Tasting Is a Skill, Not a Gift

Many people assume that the ability to evaluate wine is something you're born with — an innate sensitivity possessed only by sommeliers and Master of Wine candidates. In reality, wine tasting is a systematic, learnable skill. The professionals use a structured framework that anyone can apply, and the more you practice it, the sharper your sensory vocabulary becomes.

The widely used approach breaks a tasting into four stages: Sight → Smell → Taste → Conclusion. Let's walk through each one.

Stage 1: Sight (Visual Assessment)

Hold your glass by the stem (to avoid warming the wine) and tilt it over a white surface — a piece of paper works perfectly. Look for:

  • Color intensity — is it pale, medium, or deep?
  • Hue — reds range from purple (young) through ruby and garnet to brick-orange (aged). Whites range from pale straw to deep gold or amber.
  • Clarity — is the wine clear or hazy? Haziness can indicate a fault or an unfiltered natural wine.
  • Legs/tears — the streaks that run down the glass after swirling. Contrary to popular belief, pronounced legs mainly indicate higher alcohol or residual sugar, not quality.

Stage 2: Smell (Nose/Aroma)

Aroma is where tasting becomes most rewarding — and most complex. Start by taking a quick sniff without swirling, then swirl vigorously and take a deeper, longer inhalation. You're assessing:

Condition

Is the wine "clean"? Off-putting smells like wet cardboard (TCA cork taint), vinegar, or nail polish remover indicate a faulty wine. Set it aside.

Fruit Character

Is the fruit profile red (strawberry, cherry, raspberry), dark (blackberry, plum, cassis), or tropical/citrus (for whites)? Is it fresh and primary, or more cooked and jammy?

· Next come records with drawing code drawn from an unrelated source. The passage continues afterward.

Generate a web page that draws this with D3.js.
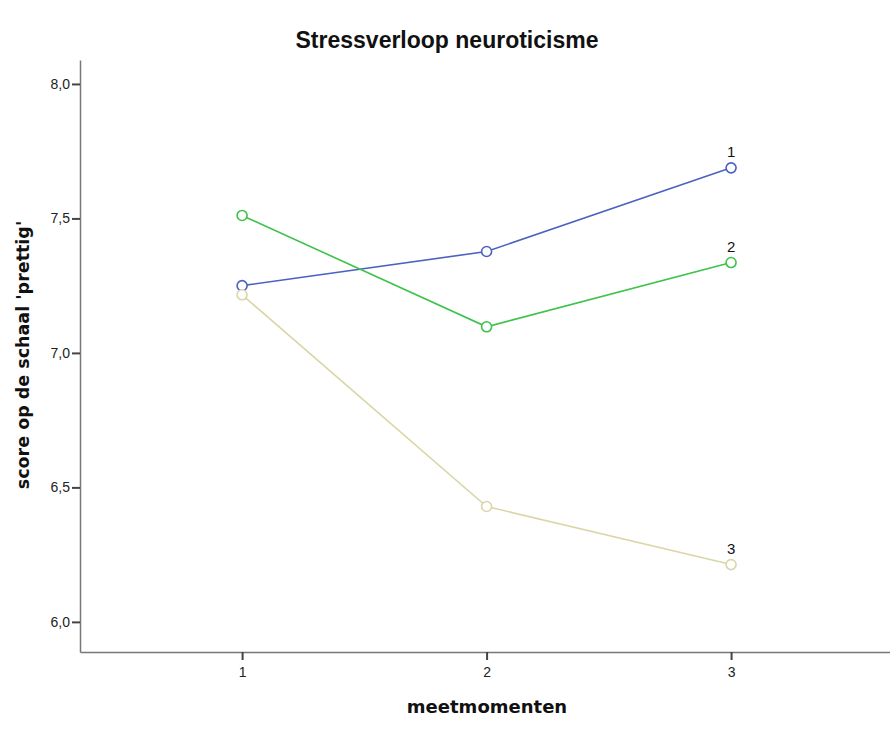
<!DOCTYPE html>
<html>
<head>
<meta charset="utf-8">
<script src="https://cdn.jsdelivr.net/npm/d3@7"></script>
<style>
  body { margin: 0; background: #fff; }
  svg { display: block; }
</style>
</head>
<body>
<div id="chart"></div>
<script>
const width = 890;
const height = 731;

// meetmomenten
const moments = [1, 2, 3];
const groupNames = ["1", "2", "3"];
const group1 = [7.25, 7.377, 7.688];
const group2 = [7.511, 7.097, 7.336];
const group3 = [7.216, 6.429, 6.213];
const groupColors = ["#4a62c0", "#3dc24a", "#dbd6a8"];
const yTicks = [6.0, 6.5, 7.0, 7.5, 8.0];

const series = [group1, group2, group3].map((vals, i) => ({
    name: groupNames[i],
    color: groupColors[i],
    points: vals.map((v, j) => ({x: moments[j], y: v}))
}));

const plotLeft = 80, plotRight = 890, plotTop = 60, plotBottom = 652;

const x = d3.scaleLinear()
    .domain([0.337, 3.65])
    .range([plotLeft, plotRight]);

const y = d3.scaleLinear()
    .domain([5.888, 8.089])
    .range([plotBottom, plotTop]);

const svg = d3.select("#chart")
    .append("svg")
        .attr("width", width)
        .attr("height", height);

svg.append("text")
    .attr("x", 447)
    .attr("y", 48)
    .attr("text-anchor", "middle")
    .attr("font-family", "Liberation Sans, Arial, sans-serif")
    .attr("font-weight", "bold")
    .attr("font-size", 23)
    .attr("fill", "#111")
    .text("Stressverloop neuroticisme");

const fmt = d => d.toFixed(1).replace(".", ",");

// y axis
const yAxis = svg.append("g")
    .attr("transform", `translate(${plotLeft},0)`)
    .call(d3.axisLeft(y).tickValues(yTicks).tickFormat(fmt).tickSize(8).tickSizeOuter(0).tickPadding(2));

// x axis
const xAxis = svg.append("g")
    .attr("transform", `translate(0,${plotBottom})`)
    .call(d3.axisBottom(x).tickValues(moments).tickFormat(d3.format("d")).tickSize(8).tickSizeOuter(0).tickPadding(7));

[yAxis, xAxis].forEach(g => {
    g.select(".domain").attr("stroke", "#777").attr("stroke-width", 1.5);
    g.selectAll(".tick line").attr("stroke", "#444").attr("stroke-width", 2);
    g.selectAll(".tick text")
        .attr("font-family", "Liberation Sans, Arial, sans-serif")
        .attr("font-size", 14)
        .attr("fill", "#222");
});

svg.append("text")
    .attr("x", 487)
    .attr("y", 713)
    .attr("text-anchor", "middle")
    .attr("font-family", "DejaVu Sans, sans-serif")
    .attr("font-weight", "bold")
    .attr("font-size", 18)
    .attr("fill", "#111")
    .text("meetmomenten");

svg.append("text")
    .attr("transform", `translate(29,355) rotate(-90)`)
    .attr("text-anchor", "middle")
    .attr("font-family", "DejaVu Sans, sans-serif")
    .attr("font-weight", "bold")
    .attr("font-size", 17.5)
    .attr("fill", "#111")
    .text("score op de schaal 'prettig'");

const line = d3.line()
    .x(d => x(d.x))
    .y(d => y(d.y));

const grp = svg.append("g")
    .selectAll("g")
    .data(series)
    .join("g");

grp.append("path")
    .attr("d", d => line(d.points))
    .attr("fill", "none")
    .attr("stroke", d => d.color)
    .attr("stroke-width", 1.6);

grp.selectAll("circle")
    .data(d => d.points.map(p => ({...p, color: d.color})))
    .join("circle")
        .attr("cx", d => x(d.x))
        .attr("cy", d => y(d.y))
        .attr("r", 5)
        .attr("fill", "#fff")
        .attr("stroke", d => d.color)
        .attr("stroke-width", 1.6);

grp.append("text")
    .attr("x", d => x(d.points[2].x))
    .attr("y", d => y(d.points[2].y) - 11)
    .attr("text-anchor", "middle")
    .attr("font-family", "Liberation Sans, Arial, sans-serif")
    .attr("font-size", 15)
    .attr("fill", "#111")
    .text(d => d.name);
</script>
</body>
</html>
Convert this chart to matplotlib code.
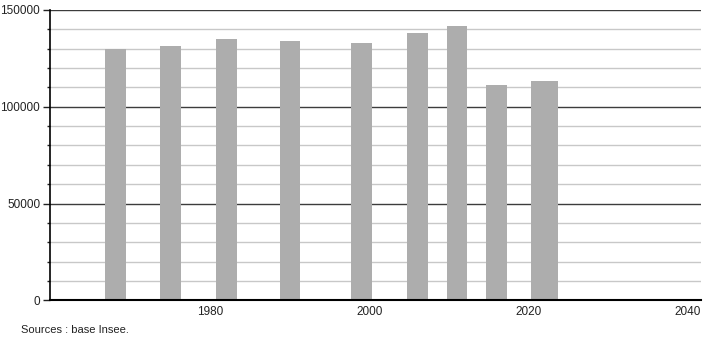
import matplotlib
matplotlib.use("Agg")
import matplotlib.pyplot as plt
from matplotlib.ticker import MultipleLocator

years = [1968, 1975, 1982, 1990, 1999, 2006, 2011, 2016, 2022]
population = [130000, 131500, 135100, 134100, 132700, 138200, 141800, 111000, 113200]
x_ticks = [1980, 2000, 2020, 2040]
y_ticks = [0, 50000, 100000, 150000]

plt.rcParams["font.family"] = ["Liberation Sans", "DejaVu Sans"]

fig = plt.figure(figsize=(7.1, 3.4), dpi=100)
ax = fig.add_axes([50 / 710, 1 - 300.3 / 340, 651 / 710, 290.3 / 340])

# last bar is drawn a little wider in the original
widths = [2.6] * (len(years) - 1) + [3.5]
ax.bar(years, population, width=widths, color="#adadad", zorder=3)

ax.set_xlim(1959.8, 2041.7)
ax.set_ylim(0, 150000)

ax.set_xticks(x_ticks)
ax.set_yticks(y_ticks)
ax.set_yticklabels([str(v) for v in y_ticks])
ax.yaxis.set_minor_locator(MultipleLocator(10000))

ax.grid(which="major", axis="y", color="#3c3c3c", linewidth=1.0, zorder=1)
ax.grid(which="minor", axis="y", color="#c8c8c8", linewidth=1.0, zorder=1)

ax.tick_params(axis="x", length=0, pad=4, labelsize=8.5, colors="#222222")
ax.tick_params(axis="y", which="major", length=5, width=1, pad=2,
               labelsize=8.5, colors="#222222")
ax.tick_params(axis="y", which="minor", length=2.5, width=1, color="#222222")

for side in ["top", "right"]:
    ax.spines[side].set_visible(False)
ax.spines["left"].set_linewidth(1.2)
ax.spines["bottom"].set_linewidth(1.5)
ax.spines["left"].set_zorder(4)
ax.spines["bottom"].set_zorder(4)

fig.text(20.7 / 710, 1 - 330 / 340, "Sources : base Insee.", fontsize=8,
         color="#222222", ha="left", va="center")

fig.savefig("out.png", dpi=100)
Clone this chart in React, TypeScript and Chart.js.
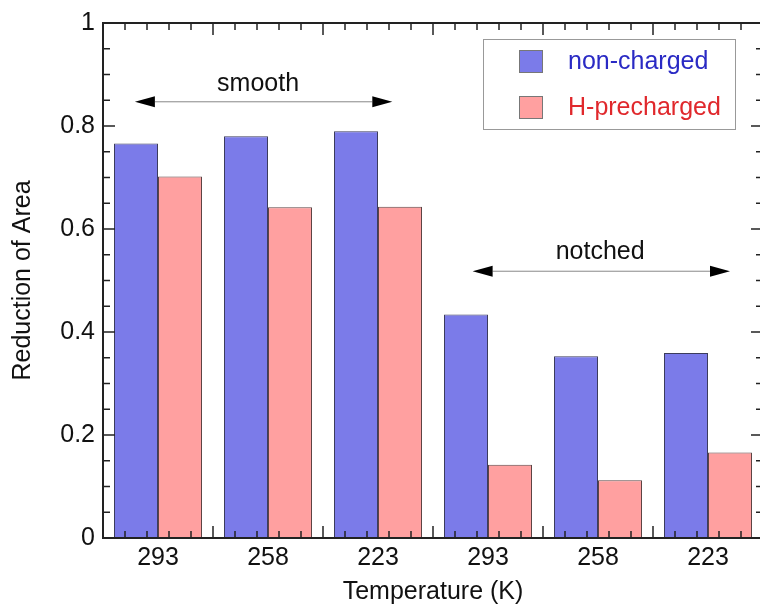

Secondary and Tertiary Aromas

  • Secondary aromas come from winemaking: yeasty bread notes from lees aging, buttery notes from malolactic fermentation, vanilla and spice from oak barrels.
  • Tertiary aromas (bouquet) develop with bottle age: leather, tobacco, dried fruit, mushroom, petrol (in aged Riesling), nuts.

Stage 3: Taste (Palate)

Take a moderate sip — not a tiny drop, not a gulp — and let it coat your entire mouth before swallowing. Assess the following elements:

Sweetness

Do you detect residual sugar on the tip of your tongue? Most table wines are dry (no perceptible sweetness), but even trace levels affect the overall impression.

Acidity

Does your mouth water? High acidity (common in Riesling, Pinot Noir, and Italian varieties) makes wine feel lively and food-friendly. Low acidity can make wine feel flat or flabby.

Tannins

That drying, gripping sensation in your gums and cheeks comes from tannins — found only in red wines (from grape skins and seeds, and sometimes oak). Are they soft and silky, or grippy and astringent?

Alcohol

High-alcohol wines produce a warming sensation in the throat. In balance, it adds body. Out of balance, it can feel "hot" or harsh.

Body

How heavy or light does the wine feel? Compare it to water (light-bodied), semi-skimmed milk (medium), and full-fat milk (full-bodied).

Flavour Profile

Do the aromas you detected carry through on the palate? Note any new flavours that emerge on the finish.

Stage 4: Conclusion (Finish and Quality Assessment)

The finish is how long the flavours persist after you swallow. A wine with a long, complex finish (30 seconds or more) is generally a mark of quality. Short or abrupt finishes suggest a simpler wine.

Ask yourself:

  1. Is the wine balanced? Do fruit, acid, tannin, and alcohol complement rather than dominate each other?
  2. Is it complex? Does it reveal different layers over time in the glass?
  3. Is it typical of its grape or region? (This comes with experience.)

Build Your Vocabulary with Practice

The best way to improve is to taste wines side-by-side — compare a cool-climate and warm-climate version of the same grape, or an oaked versus unoaked wine. Keep a simple tasting notebook. Write down your impressions honestly, without judgment. Over time, the language comes naturally — and what once tasted "just like red wine" will reveal itself as a living, fascinating expression of place, variety, and craft.